**SOURCE MATERIAL:**
◆ ◆ ◆ ◆ ◆ ◆ ◆

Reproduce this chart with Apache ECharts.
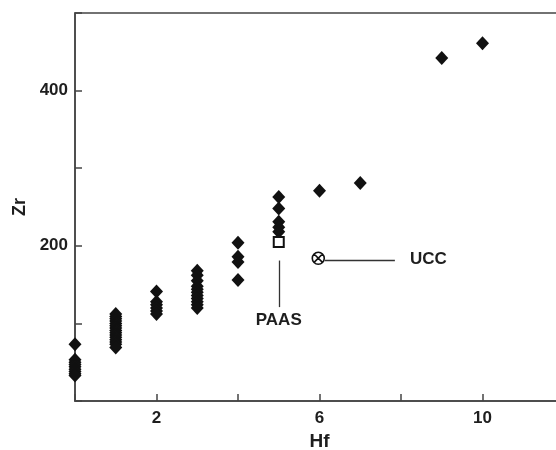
<!DOCTYPE html>
<html>
<head>
<meta charset="utf-8">
<script src="https://cdn.jsdelivr.net/npm/echarts@6/dist/echarts.min.js"></script>
<style>
  html, body { margin: 0; padding: 0; background: #fff; }
  #chart { width: 556px; height: 450px; }
</style>
</head>
<body>
<div id="chart"></div>
<script>
// Hf (ppm) and Zr (ppm) of the sample suite, one row per Hf value
const hfValues = [0, 1, 2, 3, 4, 5, 6, 7, 9, 10];
const zrByHf = [
  [73, 53, 50, 47, 44, 41, 38, 35, 33],
  [112, 109, 106, 103, 100, 97, 94, 91, 88, 85, 82, 79, 76, 73, 69],
  [141, 128, 124, 120, 116, 112],
  [168, 162, 155, 148, 144, 140, 136, 132, 128, 124, 120],
  [204, 186, 179, 156],
  [263, 248, 231, 224, 218],
  [271],
  [281],
  [442],
  [461]
];

// Reference compositions
const paas = [5, 205];
const ucc = [5.97, 184];

// Axis ticks shown with labels
const xTickLabels = [2, 6, 10];
const yTickLabels = [200, 400];

const samplePoints = [];
hfValues.forEach((hf, i) => zrByHf[i].forEach(zr => samplePoints.push([hf, zr])));

const ink = '#1e1e1e';
const labelFont = { fontFamily: 'Liberation Sans, Arial, sans-serif', fontWeight: 'bold', color: ink };

const chart = echarts.init(document.getElementById('chart'));
chart.setOption({
  animation: false,
  grid: {
    left: 75, top: 13, bottom: 49, right: -8,
    outerBoundsMode: 'none', containLabel: false,
    show: true, borderColor: '#444', borderWidth: 1.5
  },
  xAxis: {
    type: 'value', min: 0, max: 12, interval: 2,
    name: 'Hf', nameLocation: 'middle', nameGap: 30,
    nameTextStyle: Object.assign({ fontSize: 19 }, labelFont),
    axisLine: { lineStyle: { color: '#444', width: 1.5 } },
    axisTick: { inside: true, length: 7, lineStyle: { color: '#444', width: 1.5 } },
    axisLabel: Object.assign({
      fontSize: 17, margin: 9,
      formatter: v => xTickLabels.includes(v) ? String(v) : ''
    }, labelFont),
    splitLine: { show: false }
  },
  yAxis: {
    type: 'value', min: 0, max: 500, interval: 100,
    name: 'Zr', nameLocation: 'middle', nameGap: 46,
    nameTextStyle: Object.assign({ fontSize: 18 }, labelFont),
    axisLine: { lineStyle: { color: '#444', width: 1.5 } },
    axisTick: { inside: true, length: 7, lineStyle: { color: '#444', width: 1.5 } },
    axisLabel: Object.assign({
      fontSize: 17, margin: 7,
      formatter: v => yTickLabels.includes(v) ? String(v) : ''
    }, labelFont),
    splitLine: { show: false }
  },
  series: [
    {
      name: 'Samples', type: 'scatter',
      symbol: 'diamond', symbolSize: [13, 14],
      itemStyle: { color: '#111', opacity: 1 },
      data: samplePoints, z: 3
    },
    {
      name: 'PAAS', type: 'scatter',
      symbol: 'rect', symbolSize: 10,
      itemStyle: { color: '#fff', borderColor: '#111', borderWidth: 2, opacity: 1 },
      data: [paas], z: 4,
      markLine: {
        silent: true, symbol: 'none',
        lineStyle: { color: '#333', width: 1.3, type: 'solid' },
        label: Object.assign({ show: true, position: 'end', formatter: 'PAAS', fontSize: 17, distance: 5 }, labelFont),
        data: [[{ coord: [paas[0], 181] }, { coord: [paas[0], 121] }]]
      }
    },
    {
      name: 'UCC', type: 'scatter',
      symbol: 'path://M0,-10A10,10,0,1,1,0,10A10,10,0,1,1,0,-10ZM-7,-7L7,7M7,-7L-7,7',
      symbolSize: 12,
      itemStyle: { color: 'none', borderColor: '#111', borderWidth: 1.6, opacity: 1 },
      data: [ucc], z: 4,
      markLine: {
        silent: true, symbol: 'none',
        lineStyle: { color: '#333', width: 1.3, type: 'solid' },
        label: Object.assign({ show: true, position: 'end', formatter: 'UCC', fontSize: 17, distance: 15 }, labelFont),
        data: [[{ coord: [6.13, 182] }, { coord: [7.85, 182] }]]
      }
    }
  ]
});
</script>
</body>
</html>
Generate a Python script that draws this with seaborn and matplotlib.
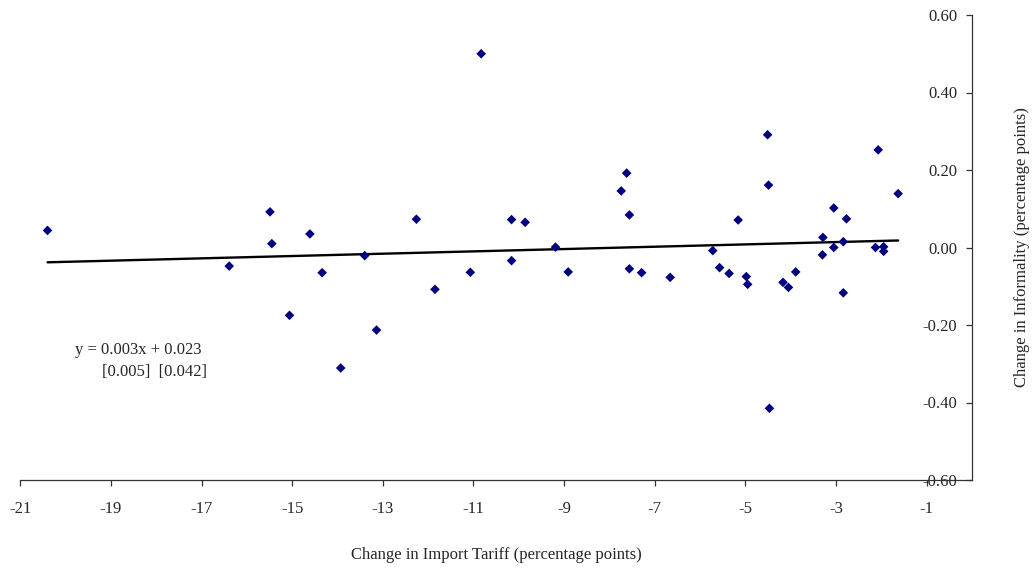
import matplotlib
matplotlib.use("Agg")
import matplotlib.pyplot as plt
import seaborn as sns
import pandas as pd

# Change in import tariff (percentage points)
tariff_change = [-20.40, -16.39, -15.49, -15.45, -15.06, -14.61, -14.34, -13.93,
                 -13.40, -13.14, -12.26, -11.85, -11.07, -10.83, -10.16, -10.16,
                 -9.86, -9.19, -8.91, -7.74, -7.62, -7.56, -7.56, -7.29, -6.66,
                 -5.72, -5.57, -5.36, -5.16, -4.98, -4.95, -4.51, -4.49, -4.47,
                 -4.17, -4.05, -3.89, -3.30, -3.29, -3.05, -3.05, -2.84, -2.84,
                 -2.77, -2.13, -2.07, -1.95, -1.95, -1.63]
# Change in informality (percentage points)
informality_change = [0.044, -0.048, 0.092, 0.010, -0.175, 0.035, -0.065, -0.311,
                      -0.021, -0.213, 0.073, -0.108, -0.064, 0.500, 0.072, -0.034,
                      0.065, 0.001, -0.063, 0.146, 0.192, 0.084, -0.055, -0.065, -0.077,
                      -0.008, -0.052, -0.067, 0.071, -0.075, -0.095, 0.291, 0.161, -0.415,
                      -0.090, -0.103, -0.063, -0.019, 0.026, 0.102, 0.000, 0.015, -0.117,
                      0.074, 0.000, 0.252, 0.002, -0.010, 0.139]

# Fitted trend line (from the chart's equation)
slope, intercept = 0.003, 0.023
slope_se, intercept_se = 0.005, 0.042

x_ticks = [-21, -19, -17, -15, -13, -11, -9, -7, -5, -3, -1]
x_tick_labels = [str(v) for v in x_ticks]
y_ticks = [-0.60, -0.40, -0.20, 0.00, 0.20, 0.40, 0.60]
y_tick_labels = ["-0.60", "-0.40", "-0.20", "0.00", "0.20", "0.40", "0.60"]

sns.set_theme(style="white")
plt.rcParams["font.family"] = ["Liberation Serif", "DejaVu Serif"]

W, H = 1034, 569
fig = plt.figure(figsize=(W / 100, H / 100), dpi=100)
ax = fig.add_axes([20.3 / W, 89 / H, 951.7 / W, 465 / H])

df = pd.DataFrame({"tariff": tariff_change, "informality": informality_change})
sns.scatterplot(data=df, x="tariff", y="informality", marker="D", s=24,
                color="#000080", edgecolor="none", linewidth=0, ax=ax, zorder=3)

fit = pd.DataFrame({"tariff": [min(tariff_change), max(tariff_change)]})
fit["informality"] = slope * fit["tariff"] + intercept
sns.lineplot(data=fit, x="tariff", y="informality", color="black", linewidth=1.7,
             ax=ax, zorder=2)

ax.set_xlim(-21, 0)
ax.set_ylim(-0.6, 0.6)

ax.spines["top"].set_visible(False)
ax.spines["right"].set_visible(False)
ax.spines["left"].set_position(("data", 0))
for s in ("left", "bottom"):
    ax.spines[s].set_color("#333333")
    ax.spines[s].set_linewidth(0.9)

ax.set_xticks(x_ticks, labels=x_tick_labels)
ax.set_yticks(y_ticks, labels=y_tick_labels)
ax.tick_params(axis="x", direction="out", length=4, width=0.9, color="#333333",
               labelsize=12, pad=11, bottom=True)
ax.tick_params(axis="y", direction="out", length=4, width=0.9, color="#333333",
               labelsize=12, pad=6.5, left=True)

ax.set_xlabel("Change in Import Tariff (percentage points)", fontsize=12, labelpad=22)
ax.yaxis.set_label_position("right")
ax.set_ylabel("Change in Informality (percentage points)", fontsize=12, labelpad=30)

ax.text(0.0575, 0.2796, f"y = {slope:.3f}x + {intercept:.3f}", transform=ax.transAxes,
        fontsize=12, ha="left", va="center")
ax.text(0.0858, 0.232, f"[{slope_se:.3f}]  [{intercept_se:.3f}]", transform=ax.transAxes,
        fontsize=12, ha="left", va="center")

fig.savefig("out.png", dpi=100)
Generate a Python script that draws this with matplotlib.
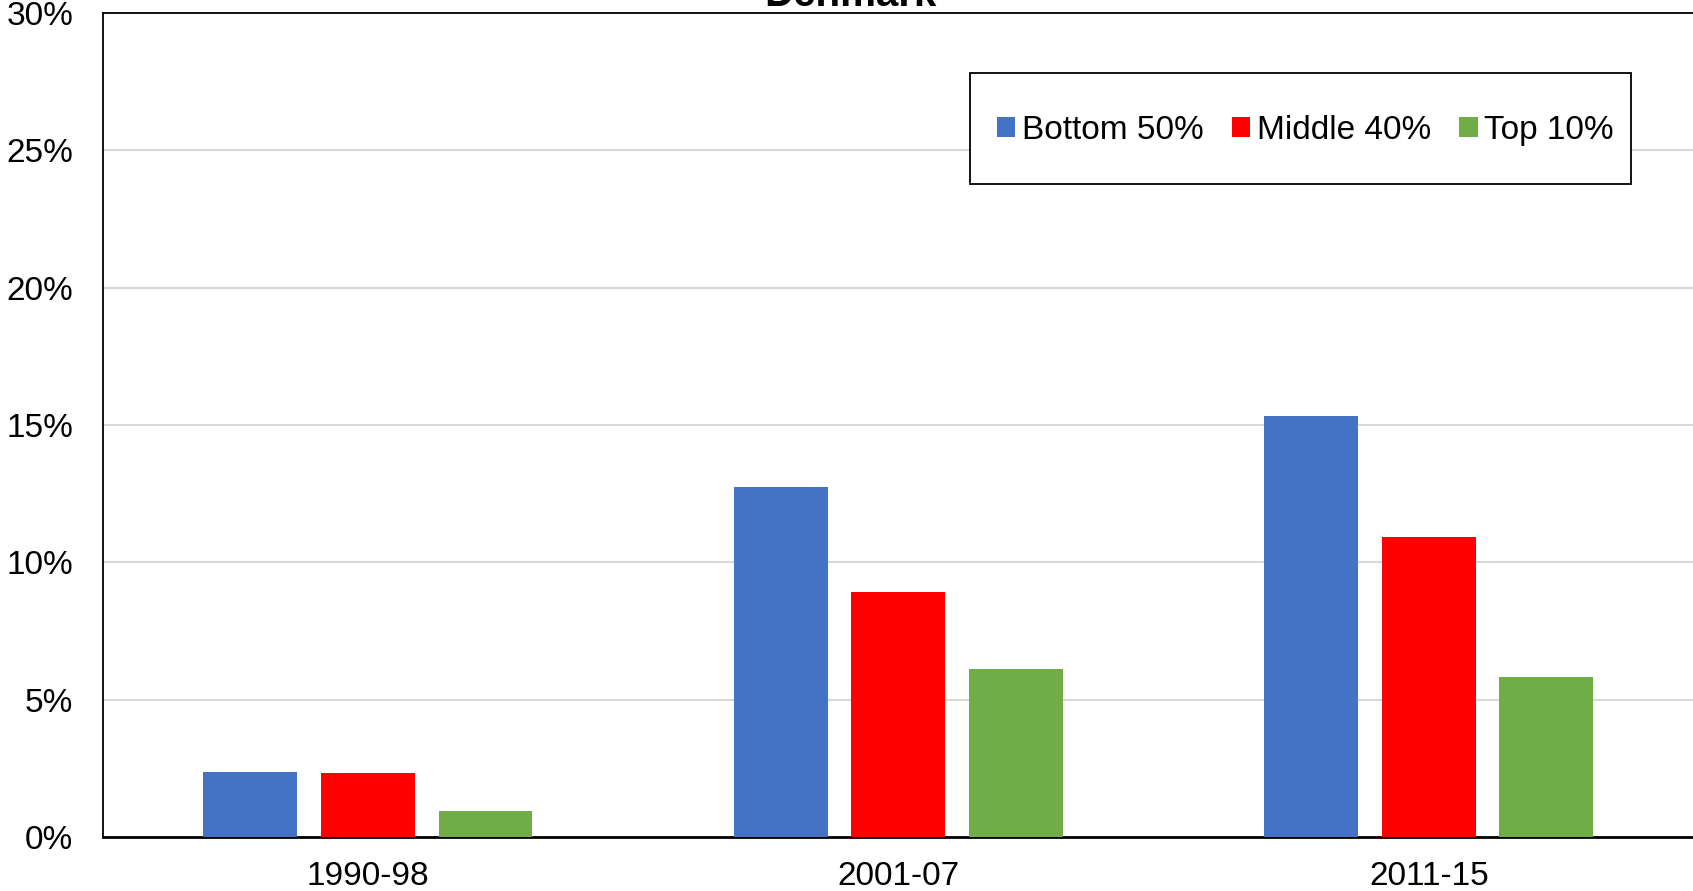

◆ ◆ ◆ ◆ ◆ ◆ ◆

**TASK GOAL:** Review the preceding data and report every line that includes the string "Python".

**REPLY:**
Generate a Python script that draws this with seaborn and matplotlib.
Generate a Python script that draws this with matplotlib.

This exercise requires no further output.